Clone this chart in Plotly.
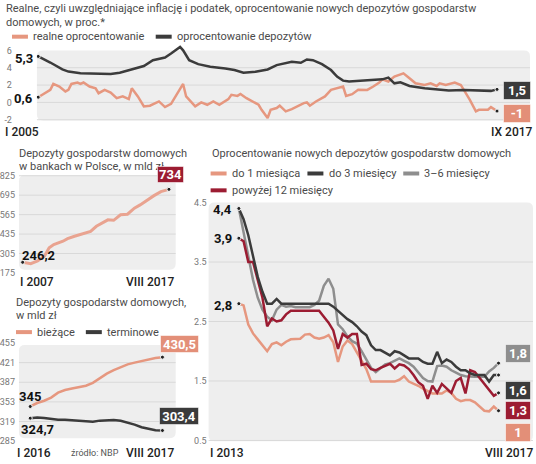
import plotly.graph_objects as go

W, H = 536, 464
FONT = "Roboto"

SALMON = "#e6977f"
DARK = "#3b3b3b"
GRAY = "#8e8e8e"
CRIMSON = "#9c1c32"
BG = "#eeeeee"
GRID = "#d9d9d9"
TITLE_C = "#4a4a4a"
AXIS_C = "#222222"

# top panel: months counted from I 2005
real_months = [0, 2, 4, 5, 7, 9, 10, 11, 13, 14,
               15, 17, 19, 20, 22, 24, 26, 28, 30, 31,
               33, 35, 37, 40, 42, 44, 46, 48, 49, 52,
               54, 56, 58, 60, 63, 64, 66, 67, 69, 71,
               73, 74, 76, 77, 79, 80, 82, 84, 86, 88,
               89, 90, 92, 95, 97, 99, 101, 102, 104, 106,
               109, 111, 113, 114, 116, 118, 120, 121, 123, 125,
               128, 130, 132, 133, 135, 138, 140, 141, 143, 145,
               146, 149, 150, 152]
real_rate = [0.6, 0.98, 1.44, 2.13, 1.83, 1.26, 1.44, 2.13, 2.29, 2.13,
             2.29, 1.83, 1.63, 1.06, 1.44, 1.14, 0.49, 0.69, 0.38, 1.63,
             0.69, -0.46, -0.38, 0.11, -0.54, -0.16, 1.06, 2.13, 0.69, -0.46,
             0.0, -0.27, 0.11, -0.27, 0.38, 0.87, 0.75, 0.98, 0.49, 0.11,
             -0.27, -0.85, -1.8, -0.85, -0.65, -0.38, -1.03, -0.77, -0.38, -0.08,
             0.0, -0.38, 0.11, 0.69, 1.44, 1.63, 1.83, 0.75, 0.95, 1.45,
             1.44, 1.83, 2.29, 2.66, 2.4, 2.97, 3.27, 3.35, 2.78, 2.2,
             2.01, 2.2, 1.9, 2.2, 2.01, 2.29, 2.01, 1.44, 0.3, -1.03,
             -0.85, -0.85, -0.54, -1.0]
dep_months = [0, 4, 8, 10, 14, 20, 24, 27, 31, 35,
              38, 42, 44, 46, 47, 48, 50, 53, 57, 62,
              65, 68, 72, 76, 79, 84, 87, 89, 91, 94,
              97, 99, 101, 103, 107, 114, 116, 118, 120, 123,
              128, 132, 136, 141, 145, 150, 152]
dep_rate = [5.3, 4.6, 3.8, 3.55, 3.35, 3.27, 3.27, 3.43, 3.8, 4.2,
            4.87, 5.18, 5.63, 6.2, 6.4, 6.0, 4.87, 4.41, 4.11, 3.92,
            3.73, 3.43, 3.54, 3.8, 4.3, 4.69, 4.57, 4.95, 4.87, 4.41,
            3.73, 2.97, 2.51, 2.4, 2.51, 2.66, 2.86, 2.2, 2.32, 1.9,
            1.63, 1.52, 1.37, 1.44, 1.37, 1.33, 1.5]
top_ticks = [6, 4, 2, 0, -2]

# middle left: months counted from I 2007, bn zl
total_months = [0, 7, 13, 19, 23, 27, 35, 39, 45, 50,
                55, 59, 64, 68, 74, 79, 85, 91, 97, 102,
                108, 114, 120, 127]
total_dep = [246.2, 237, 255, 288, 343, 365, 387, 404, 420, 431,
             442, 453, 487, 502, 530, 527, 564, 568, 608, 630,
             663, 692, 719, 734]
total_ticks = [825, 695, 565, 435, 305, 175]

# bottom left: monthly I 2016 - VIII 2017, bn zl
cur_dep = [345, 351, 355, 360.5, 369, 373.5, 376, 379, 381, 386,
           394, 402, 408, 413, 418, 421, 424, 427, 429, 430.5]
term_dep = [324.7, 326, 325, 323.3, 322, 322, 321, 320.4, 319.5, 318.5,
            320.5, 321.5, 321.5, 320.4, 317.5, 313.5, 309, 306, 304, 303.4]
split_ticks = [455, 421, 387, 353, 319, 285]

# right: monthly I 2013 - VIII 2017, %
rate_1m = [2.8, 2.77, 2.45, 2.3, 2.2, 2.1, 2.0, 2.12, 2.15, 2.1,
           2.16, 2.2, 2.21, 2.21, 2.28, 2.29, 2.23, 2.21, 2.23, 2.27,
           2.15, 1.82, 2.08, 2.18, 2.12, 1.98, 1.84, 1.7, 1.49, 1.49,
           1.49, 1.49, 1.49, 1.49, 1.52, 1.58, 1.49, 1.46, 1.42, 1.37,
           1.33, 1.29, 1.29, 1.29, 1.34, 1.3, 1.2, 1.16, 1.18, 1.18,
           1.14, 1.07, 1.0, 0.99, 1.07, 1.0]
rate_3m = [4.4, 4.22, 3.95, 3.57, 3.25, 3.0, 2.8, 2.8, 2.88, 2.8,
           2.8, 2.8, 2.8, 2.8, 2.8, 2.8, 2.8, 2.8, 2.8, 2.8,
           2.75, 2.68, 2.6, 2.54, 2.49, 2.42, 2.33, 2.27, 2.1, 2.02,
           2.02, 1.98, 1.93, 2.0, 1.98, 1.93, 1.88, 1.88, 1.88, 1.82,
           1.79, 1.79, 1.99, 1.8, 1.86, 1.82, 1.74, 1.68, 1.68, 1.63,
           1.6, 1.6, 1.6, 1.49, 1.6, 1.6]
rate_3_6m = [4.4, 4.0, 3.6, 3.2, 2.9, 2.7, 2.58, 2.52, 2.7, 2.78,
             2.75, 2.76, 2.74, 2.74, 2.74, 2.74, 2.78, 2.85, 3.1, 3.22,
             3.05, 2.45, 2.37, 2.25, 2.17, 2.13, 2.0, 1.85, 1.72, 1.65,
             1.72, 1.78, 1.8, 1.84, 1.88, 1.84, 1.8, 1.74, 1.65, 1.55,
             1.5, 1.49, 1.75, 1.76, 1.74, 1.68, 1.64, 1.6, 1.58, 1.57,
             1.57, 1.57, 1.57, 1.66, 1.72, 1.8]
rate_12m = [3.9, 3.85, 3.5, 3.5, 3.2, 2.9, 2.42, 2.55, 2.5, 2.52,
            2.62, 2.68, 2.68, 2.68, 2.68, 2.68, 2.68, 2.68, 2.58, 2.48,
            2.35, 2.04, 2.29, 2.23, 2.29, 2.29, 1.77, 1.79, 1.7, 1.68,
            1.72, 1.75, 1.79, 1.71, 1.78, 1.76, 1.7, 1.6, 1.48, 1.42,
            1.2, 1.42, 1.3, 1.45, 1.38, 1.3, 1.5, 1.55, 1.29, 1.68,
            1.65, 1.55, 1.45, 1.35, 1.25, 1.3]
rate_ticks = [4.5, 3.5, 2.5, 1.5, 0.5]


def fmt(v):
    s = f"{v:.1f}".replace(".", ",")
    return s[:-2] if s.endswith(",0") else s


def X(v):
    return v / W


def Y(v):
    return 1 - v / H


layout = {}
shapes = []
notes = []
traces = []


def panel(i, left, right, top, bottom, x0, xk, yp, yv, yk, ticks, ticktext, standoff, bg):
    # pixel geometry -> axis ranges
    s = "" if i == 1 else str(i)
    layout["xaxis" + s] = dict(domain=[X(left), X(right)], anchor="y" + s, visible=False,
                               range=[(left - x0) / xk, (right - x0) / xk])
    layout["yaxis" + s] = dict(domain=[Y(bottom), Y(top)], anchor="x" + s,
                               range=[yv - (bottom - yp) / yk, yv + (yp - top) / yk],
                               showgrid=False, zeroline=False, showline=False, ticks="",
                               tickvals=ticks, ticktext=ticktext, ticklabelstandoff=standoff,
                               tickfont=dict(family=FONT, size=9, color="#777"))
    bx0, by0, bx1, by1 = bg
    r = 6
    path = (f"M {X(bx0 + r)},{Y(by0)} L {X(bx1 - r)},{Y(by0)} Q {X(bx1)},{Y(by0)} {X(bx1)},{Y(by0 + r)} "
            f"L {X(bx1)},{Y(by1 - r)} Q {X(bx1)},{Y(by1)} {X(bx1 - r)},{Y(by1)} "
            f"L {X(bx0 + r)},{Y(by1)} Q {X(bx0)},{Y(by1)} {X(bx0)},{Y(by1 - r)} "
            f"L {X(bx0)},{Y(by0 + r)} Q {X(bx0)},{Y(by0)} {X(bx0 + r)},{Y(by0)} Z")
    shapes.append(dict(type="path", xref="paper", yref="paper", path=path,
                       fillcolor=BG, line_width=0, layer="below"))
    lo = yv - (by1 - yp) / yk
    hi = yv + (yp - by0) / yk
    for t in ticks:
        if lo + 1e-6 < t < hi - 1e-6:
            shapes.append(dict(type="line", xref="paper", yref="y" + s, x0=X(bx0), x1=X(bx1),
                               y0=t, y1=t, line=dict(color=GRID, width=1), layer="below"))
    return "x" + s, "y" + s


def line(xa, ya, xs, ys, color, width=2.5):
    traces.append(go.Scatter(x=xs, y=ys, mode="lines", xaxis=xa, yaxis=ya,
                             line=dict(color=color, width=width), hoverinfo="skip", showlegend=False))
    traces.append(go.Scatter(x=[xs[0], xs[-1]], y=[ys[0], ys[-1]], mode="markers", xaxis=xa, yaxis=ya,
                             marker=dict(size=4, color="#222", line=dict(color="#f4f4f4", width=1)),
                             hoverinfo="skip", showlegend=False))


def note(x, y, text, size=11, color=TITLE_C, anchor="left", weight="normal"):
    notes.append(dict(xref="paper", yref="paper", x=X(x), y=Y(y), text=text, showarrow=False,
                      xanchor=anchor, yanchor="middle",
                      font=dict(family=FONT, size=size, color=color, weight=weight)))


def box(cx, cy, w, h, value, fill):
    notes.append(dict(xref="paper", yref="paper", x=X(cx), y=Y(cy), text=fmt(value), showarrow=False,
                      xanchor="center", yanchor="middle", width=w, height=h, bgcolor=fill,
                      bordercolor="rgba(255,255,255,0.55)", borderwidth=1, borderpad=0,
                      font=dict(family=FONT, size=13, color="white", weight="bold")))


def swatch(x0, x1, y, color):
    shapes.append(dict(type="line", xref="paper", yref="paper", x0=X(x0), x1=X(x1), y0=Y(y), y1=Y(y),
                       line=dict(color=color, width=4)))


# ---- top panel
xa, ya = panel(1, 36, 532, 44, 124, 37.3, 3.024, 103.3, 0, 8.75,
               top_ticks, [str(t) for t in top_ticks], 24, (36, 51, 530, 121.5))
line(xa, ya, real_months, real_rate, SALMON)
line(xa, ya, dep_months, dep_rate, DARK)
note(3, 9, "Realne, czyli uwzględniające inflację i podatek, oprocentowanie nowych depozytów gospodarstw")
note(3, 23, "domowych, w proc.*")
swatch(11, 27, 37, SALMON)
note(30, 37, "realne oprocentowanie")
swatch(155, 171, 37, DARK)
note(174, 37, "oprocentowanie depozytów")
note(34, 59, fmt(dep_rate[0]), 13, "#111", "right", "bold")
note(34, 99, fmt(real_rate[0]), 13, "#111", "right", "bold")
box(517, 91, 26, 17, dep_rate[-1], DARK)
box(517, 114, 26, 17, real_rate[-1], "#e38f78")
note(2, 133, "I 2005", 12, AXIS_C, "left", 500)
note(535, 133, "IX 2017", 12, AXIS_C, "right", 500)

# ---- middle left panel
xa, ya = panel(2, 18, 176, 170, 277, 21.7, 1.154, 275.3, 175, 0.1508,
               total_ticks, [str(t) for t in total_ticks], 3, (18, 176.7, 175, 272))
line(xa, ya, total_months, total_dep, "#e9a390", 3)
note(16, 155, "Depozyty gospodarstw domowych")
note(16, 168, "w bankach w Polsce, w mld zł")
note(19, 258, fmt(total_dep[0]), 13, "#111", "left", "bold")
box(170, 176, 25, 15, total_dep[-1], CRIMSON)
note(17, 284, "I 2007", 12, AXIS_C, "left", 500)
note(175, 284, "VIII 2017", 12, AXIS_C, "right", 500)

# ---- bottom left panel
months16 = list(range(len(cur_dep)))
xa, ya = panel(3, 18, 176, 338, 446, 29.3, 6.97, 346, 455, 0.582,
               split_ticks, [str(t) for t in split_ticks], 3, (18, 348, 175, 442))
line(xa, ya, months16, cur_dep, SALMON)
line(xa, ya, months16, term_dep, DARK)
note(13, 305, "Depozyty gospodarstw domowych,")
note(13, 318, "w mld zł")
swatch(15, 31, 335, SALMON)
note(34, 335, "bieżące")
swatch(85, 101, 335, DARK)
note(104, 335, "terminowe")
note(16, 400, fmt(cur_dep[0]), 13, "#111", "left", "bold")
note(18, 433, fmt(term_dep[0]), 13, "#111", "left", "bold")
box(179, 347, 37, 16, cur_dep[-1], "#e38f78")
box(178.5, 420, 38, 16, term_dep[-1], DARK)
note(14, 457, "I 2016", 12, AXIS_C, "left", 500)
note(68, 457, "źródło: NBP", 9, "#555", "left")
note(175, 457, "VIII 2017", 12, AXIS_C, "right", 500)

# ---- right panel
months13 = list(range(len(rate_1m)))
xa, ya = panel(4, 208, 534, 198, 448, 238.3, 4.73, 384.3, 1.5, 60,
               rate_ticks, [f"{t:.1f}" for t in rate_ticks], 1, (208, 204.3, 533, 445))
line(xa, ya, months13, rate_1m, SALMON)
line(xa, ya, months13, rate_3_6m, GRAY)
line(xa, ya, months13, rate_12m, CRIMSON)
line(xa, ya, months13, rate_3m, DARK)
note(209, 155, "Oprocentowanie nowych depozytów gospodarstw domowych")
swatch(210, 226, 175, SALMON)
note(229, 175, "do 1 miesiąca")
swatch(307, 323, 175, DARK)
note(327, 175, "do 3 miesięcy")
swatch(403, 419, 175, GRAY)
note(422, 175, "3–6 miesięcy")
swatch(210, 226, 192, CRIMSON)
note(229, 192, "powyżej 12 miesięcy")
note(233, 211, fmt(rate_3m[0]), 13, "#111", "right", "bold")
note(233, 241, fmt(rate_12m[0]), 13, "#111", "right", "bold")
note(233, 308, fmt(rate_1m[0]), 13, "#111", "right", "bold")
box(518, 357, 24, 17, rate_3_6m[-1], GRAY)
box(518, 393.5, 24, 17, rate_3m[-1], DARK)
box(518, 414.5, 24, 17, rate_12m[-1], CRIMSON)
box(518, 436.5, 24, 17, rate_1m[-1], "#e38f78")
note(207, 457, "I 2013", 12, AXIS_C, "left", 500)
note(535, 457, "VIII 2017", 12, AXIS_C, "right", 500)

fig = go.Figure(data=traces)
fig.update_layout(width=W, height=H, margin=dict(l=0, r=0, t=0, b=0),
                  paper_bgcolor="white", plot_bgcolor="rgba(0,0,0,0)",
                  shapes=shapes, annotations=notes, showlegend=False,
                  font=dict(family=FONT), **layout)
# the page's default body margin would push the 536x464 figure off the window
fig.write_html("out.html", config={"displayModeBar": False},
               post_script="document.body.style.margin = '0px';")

TASK STATEMENT: Copy nothing but the lines from the first one in the listing through the line with "top_ticks = [6, 4, 2, 0, -2]", and omit the pictures.

SOLUTION:
Clone this chart in Plotly.
import plotly.graph_objects as go

W, H = 536, 464
FONT = "Roboto"

SALMON = "#e6977f"
DARK = "#3b3b3b"
GRAY = "#8e8e8e"
CRIMSON = "#9c1c32"
BG = "#eeeeee"
GRID = "#d9d9d9"
TITLE_C = "#4a4a4a"
AXIS_C = "#222222"

# top panel: months counted from I 2005
real_months = [0, 2, 4, 5, 7, 9, 10, 11, 13, 14,
               15, 17, 19, 20, 22, 24, 26, 28, 30, 31,
               33, 35, 37, 40, 42, 44, 46, 48, 49, 52,
               54, 56, 58, 60, 63, 64, 66, 67, 69, 71,
               73, 74, 76, 77, 79, 80, 82, 84, 86, 88,
               89, 90, 92, 95, 97, 99, 101, 102, 104, 106,
               109, 111, 113, 114, 116, 118, 120, 121, 123, 125,
               128, 130, 132, 133, 135, 138, 140, 141, 143, 145,
               146, 149, 150, 152]
real_rate = [0.6, 0.98, 1.44, 2.13, 1.83, 1.26, 1.44, 2.13, 2.29, 2.13,
             2.29, 1.83, 1.63, 1.06, 1.44, 1.14, 0.49, 0.69, 0.38, 1.63,
             0.69, -0.46, -0.38, 0.11, -0.54, -0.16, 1.06, 2.13, 0.69, -0.46,
             0.0, -0.27, 0.11, -0.27, 0.38, 0.87, 0.75, 0.98, 0.49, 0.11,
             -0.27, -0.85, -1.8, -0.85, -0.65, -0.38, -1.03, -0.77, -0.38, -0.08,
             0.0, -0.38, 0.11, 0.69, 1.44, 1.63, 1.83, 0.75, 0.95, 1.45,
             1.44, 1.83, 2.29, 2.66, 2.4, 2.97, 3.27, 3.35, 2.78, 2.2,
             2.01, 2.2, 1.9, 2.2, 2.01, 2.29, 2.01, 1.44, 0.3, -1.03,
             -0.85, -0.85, -0.54, -1.0]
dep_months = [0, 4, 8, 10, 14, 20, 24, 27, 31, 35,
              38, 42, 44, 46, 47, 48, 50, 53, 57, 62,
              65, 68, 72, 76, 79, 84, 87, 89, 91, 94,
              97, 99, 101, 103, 107, 114, 116, 118, 120, 123,
              128, 132, 136, 141, 145, 150, 152]
dep_rate = [5.3, 4.6, 3.8, 3.55, 3.35, 3.27, 3.27, 3.43, 3.8, 4.2,
            4.87, 5.18, 5.63, 6.2, 6.4, 6.0, 4.87, 4.41, 4.11, 3.92,
            3.73, 3.43, 3.54, 3.8, 4.3, 4.69, 4.57, 4.95, 4.87, 4.41,
            3.73, 2.97, 2.51, 2.4, 2.51, 2.66, 2.86, 2.2, 2.32, 1.9,
            1.63, 1.52, 1.37, 1.44, 1.37, 1.33, 1.5]
top_ticks = [6, 4, 2, 0, -2]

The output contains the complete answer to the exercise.